Underneath Pammachius’ Church of Saints John and Paul are remains of Roman apartments going back to the 2nd-4th centuries, probably the best preserved of their kind in the city and a favorite for tourists.

Years ago, when I studied here, one of the rooms in the excavations was pointed out as part of a house church with Christian inscriptions , now archeologists are not so sure.. That doesn’t mean Christians didn’t meet or worship in these buildings, only they didn’t create a special liturgical space for meeting or worship.  Christian evidence, however, says a “house church” was here early on.

Why then did Pammachius in the fourth century build the imposing basilica of Saints John and Paul here on the edge of the Coelian Hill facing the Palatine Hill and the Roman forum ? Many retired soldiers settled on the Caelian Hill then. Did he wish to win them to Christianity through the example of two soldier saints, John and Paul, who were honored in this church? Their remains are still found under the church’s main altar today.

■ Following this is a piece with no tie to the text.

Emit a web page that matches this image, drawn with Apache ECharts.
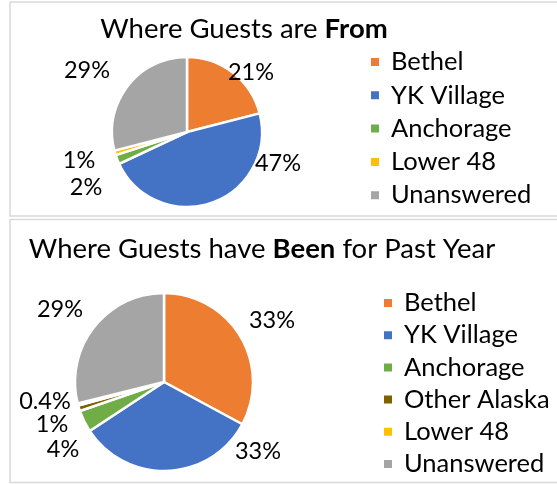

Is there another reason? According to Richard Krautheimer, an expert on Rome’s early Christian churches, the emperor Constantine built St. John Lateran, St. Peter, St. Paul, St. Lawrence, the first Christian churches, on the edge of the city most likely in deference to the sensibilities of the followers of Rome’s traditional religions. He didn’t want any Christian church in the “show areas” of the city, near the Roman forum or the Palatine hill.

Saints John and Paul, Interior

 

 

By Pammachius’ time Christianity was more assertive. Was Pammachius’ church a statement to the city that Christianity had arrived and wished to speak its wisdom here at the heart of traditional Roman religion, near the Palatine Hill and the Roman forum? Jerome’s new translations and commentaries, along with the works of St. Augustine and others, gave them something to say.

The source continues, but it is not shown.